**DATASET EXTRACT:**
::::::

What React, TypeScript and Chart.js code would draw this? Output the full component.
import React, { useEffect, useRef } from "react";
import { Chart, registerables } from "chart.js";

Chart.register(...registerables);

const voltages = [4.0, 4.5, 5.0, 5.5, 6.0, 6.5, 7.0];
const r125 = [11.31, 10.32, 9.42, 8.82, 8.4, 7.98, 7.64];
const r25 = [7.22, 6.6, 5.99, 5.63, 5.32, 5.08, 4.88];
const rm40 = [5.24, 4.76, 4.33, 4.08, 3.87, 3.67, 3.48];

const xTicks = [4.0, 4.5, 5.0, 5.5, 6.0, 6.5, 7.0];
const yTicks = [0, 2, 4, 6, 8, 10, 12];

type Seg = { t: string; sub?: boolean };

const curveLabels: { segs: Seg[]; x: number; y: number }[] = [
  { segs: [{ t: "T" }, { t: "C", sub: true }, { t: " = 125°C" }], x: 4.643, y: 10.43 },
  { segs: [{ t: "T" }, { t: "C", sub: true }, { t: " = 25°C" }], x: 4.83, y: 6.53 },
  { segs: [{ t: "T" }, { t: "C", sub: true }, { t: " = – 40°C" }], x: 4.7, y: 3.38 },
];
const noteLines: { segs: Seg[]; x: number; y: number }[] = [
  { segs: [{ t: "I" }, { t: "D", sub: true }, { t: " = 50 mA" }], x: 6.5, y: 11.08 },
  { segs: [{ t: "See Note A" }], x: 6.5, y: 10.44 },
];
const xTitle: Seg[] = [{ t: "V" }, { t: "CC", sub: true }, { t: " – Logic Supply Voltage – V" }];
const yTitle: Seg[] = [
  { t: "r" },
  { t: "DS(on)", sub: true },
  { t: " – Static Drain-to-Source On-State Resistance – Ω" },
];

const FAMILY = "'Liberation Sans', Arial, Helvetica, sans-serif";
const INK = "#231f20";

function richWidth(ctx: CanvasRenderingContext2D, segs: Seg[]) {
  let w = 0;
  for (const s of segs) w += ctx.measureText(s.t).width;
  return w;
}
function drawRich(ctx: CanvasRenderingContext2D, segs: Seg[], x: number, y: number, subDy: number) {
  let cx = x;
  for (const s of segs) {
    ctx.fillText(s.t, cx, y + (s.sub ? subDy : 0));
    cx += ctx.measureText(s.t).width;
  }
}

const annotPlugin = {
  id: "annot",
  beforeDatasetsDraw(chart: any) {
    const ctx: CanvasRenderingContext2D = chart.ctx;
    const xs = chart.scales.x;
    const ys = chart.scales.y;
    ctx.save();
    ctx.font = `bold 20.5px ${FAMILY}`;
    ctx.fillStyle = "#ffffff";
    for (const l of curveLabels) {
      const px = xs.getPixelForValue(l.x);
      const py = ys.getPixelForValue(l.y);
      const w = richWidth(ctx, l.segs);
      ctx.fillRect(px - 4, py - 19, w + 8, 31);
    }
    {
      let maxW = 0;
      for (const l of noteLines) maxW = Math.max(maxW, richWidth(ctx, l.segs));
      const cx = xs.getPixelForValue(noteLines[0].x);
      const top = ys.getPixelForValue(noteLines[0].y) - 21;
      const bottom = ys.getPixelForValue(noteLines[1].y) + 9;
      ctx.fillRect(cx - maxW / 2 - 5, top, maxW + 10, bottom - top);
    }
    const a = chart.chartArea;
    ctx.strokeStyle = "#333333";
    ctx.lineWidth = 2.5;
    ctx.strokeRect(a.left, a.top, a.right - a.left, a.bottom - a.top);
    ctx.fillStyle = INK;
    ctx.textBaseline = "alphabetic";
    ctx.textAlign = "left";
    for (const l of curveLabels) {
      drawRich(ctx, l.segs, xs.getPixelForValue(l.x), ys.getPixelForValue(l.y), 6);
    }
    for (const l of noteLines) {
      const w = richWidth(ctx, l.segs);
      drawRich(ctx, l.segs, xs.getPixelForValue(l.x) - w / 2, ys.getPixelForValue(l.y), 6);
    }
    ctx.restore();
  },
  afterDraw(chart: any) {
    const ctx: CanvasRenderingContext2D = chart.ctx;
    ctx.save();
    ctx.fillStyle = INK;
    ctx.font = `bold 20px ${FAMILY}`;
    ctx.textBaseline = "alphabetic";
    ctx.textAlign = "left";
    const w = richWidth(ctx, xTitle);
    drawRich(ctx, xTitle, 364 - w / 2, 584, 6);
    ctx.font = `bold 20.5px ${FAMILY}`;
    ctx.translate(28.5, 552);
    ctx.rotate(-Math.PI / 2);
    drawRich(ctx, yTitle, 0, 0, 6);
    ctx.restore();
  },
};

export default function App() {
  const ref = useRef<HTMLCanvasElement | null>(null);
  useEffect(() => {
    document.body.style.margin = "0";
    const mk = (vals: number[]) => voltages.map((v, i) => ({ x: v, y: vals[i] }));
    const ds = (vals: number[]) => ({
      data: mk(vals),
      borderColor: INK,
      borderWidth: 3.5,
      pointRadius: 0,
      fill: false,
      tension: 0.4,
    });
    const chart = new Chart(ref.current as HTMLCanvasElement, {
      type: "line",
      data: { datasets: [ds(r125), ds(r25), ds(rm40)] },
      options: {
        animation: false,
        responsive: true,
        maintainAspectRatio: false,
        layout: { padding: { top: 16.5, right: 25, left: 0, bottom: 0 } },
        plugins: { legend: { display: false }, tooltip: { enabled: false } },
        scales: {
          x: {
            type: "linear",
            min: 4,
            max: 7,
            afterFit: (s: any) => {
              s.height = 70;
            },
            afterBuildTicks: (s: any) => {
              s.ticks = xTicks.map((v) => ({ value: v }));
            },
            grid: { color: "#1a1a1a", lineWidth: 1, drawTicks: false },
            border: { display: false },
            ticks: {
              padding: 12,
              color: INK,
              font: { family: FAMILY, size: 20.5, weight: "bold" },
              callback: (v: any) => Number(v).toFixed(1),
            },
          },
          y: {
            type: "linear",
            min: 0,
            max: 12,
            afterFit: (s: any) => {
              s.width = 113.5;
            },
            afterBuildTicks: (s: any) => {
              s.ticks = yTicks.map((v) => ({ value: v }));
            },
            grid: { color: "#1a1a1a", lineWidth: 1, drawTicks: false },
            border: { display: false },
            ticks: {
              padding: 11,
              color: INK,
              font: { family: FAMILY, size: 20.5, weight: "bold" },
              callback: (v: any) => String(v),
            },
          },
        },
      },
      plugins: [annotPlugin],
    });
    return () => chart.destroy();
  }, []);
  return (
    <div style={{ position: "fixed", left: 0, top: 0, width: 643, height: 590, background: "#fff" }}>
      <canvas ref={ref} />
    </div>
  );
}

::::::

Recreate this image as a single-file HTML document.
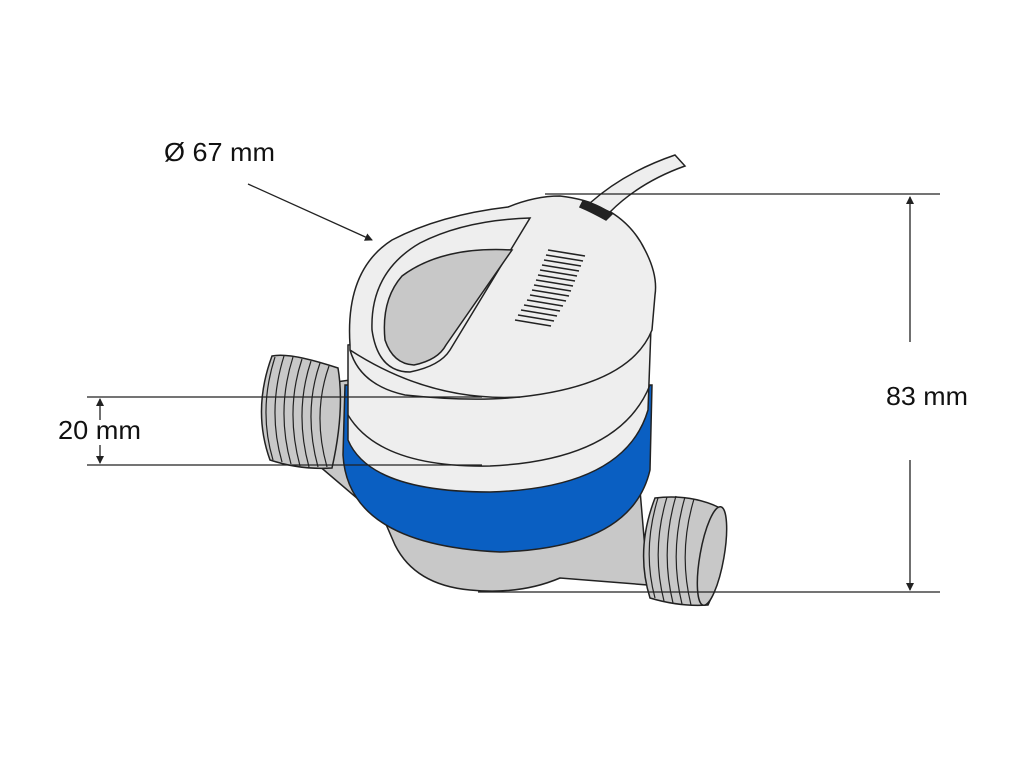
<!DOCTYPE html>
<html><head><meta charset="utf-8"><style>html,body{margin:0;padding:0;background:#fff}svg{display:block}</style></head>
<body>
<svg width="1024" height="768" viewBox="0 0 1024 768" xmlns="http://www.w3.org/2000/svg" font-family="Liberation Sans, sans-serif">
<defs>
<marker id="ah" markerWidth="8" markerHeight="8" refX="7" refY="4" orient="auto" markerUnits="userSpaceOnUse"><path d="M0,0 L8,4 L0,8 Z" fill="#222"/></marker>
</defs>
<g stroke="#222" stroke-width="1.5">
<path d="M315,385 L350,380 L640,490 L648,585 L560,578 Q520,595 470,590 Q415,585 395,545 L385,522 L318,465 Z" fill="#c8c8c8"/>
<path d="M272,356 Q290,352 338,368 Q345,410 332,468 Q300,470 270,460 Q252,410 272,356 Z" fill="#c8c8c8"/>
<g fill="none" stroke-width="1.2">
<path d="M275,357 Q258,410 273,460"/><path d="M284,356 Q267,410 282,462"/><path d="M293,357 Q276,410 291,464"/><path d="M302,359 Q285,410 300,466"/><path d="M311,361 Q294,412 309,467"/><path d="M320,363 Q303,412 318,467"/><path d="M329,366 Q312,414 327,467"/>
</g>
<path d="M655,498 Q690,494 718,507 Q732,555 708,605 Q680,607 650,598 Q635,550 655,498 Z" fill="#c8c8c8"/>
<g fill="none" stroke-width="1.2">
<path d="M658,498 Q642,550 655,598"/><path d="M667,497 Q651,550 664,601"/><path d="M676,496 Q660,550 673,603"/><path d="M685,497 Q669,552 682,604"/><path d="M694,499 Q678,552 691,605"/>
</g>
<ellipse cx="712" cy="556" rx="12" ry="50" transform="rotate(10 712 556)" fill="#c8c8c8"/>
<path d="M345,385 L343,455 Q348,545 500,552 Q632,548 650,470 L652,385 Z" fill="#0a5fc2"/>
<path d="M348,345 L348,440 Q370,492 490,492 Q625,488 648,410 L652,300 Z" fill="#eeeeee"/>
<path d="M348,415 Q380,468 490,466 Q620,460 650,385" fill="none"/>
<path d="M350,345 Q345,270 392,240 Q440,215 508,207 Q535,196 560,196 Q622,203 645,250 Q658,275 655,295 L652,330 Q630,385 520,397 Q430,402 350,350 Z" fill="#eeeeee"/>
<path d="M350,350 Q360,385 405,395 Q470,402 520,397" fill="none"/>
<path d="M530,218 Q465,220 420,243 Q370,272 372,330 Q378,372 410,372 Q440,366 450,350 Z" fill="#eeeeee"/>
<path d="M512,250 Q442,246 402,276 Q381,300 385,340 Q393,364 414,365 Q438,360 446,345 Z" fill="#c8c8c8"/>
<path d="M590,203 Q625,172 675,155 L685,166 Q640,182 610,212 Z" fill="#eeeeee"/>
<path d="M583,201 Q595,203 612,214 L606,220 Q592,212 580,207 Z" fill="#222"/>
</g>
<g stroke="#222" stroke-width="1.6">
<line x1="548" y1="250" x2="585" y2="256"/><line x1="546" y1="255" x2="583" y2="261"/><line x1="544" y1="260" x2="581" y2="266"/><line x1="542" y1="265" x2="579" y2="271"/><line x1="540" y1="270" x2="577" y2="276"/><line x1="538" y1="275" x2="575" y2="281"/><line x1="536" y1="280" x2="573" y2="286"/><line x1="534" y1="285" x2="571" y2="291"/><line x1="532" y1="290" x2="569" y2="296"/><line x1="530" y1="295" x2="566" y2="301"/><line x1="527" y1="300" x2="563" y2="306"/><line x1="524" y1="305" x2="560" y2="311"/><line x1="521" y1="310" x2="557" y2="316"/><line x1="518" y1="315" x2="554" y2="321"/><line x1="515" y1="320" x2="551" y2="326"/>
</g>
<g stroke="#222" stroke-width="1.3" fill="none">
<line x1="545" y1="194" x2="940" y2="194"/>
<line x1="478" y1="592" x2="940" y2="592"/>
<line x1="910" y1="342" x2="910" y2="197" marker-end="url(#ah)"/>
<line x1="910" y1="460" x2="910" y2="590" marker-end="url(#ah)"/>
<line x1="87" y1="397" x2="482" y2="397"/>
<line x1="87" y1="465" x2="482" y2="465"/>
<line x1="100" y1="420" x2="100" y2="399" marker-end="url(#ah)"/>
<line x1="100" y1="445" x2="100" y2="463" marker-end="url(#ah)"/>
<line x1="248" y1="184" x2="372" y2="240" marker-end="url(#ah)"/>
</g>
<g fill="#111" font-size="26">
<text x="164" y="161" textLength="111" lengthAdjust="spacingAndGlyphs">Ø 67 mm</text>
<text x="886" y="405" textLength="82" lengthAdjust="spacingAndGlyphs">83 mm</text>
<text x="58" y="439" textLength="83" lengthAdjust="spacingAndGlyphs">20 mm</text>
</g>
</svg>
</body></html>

::::::

**SHORT TASK:**
Between the line containing "What React, TypeScript" and the line containing "string; sub?: boolean" lies the part to return. Return it exactly, counting both of those lines.

**PROBLEM SOLUTION:**
What React, TypeScript and Chart.js code would draw this? Output the full component.
import React, { useEffect, useRef } from "react";
import { Chart, registerables } from "chart.js";

Chart.register(...registerables);

const voltages = [4.0, 4.5, 5.0, 5.5, 6.0, 6.5, 7.0];
const r125 = [11.31, 10.32, 9.42, 8.82, 8.4, 7.98, 7.64];
const r25 = [7.22, 6.6, 5.99, 5.63, 5.32, 5.08, 4.88];
const rm40 = [5.24, 4.76, 4.33, 4.08, 3.87, 3.67, 3.48];

const xTicks = [4.0, 4.5, 5.0, 5.5, 6.0, 6.5, 7.0];
const yTicks = [0, 2, 4, 6, 8, 10, 12];

type Seg = { t: string; sub?: boolean };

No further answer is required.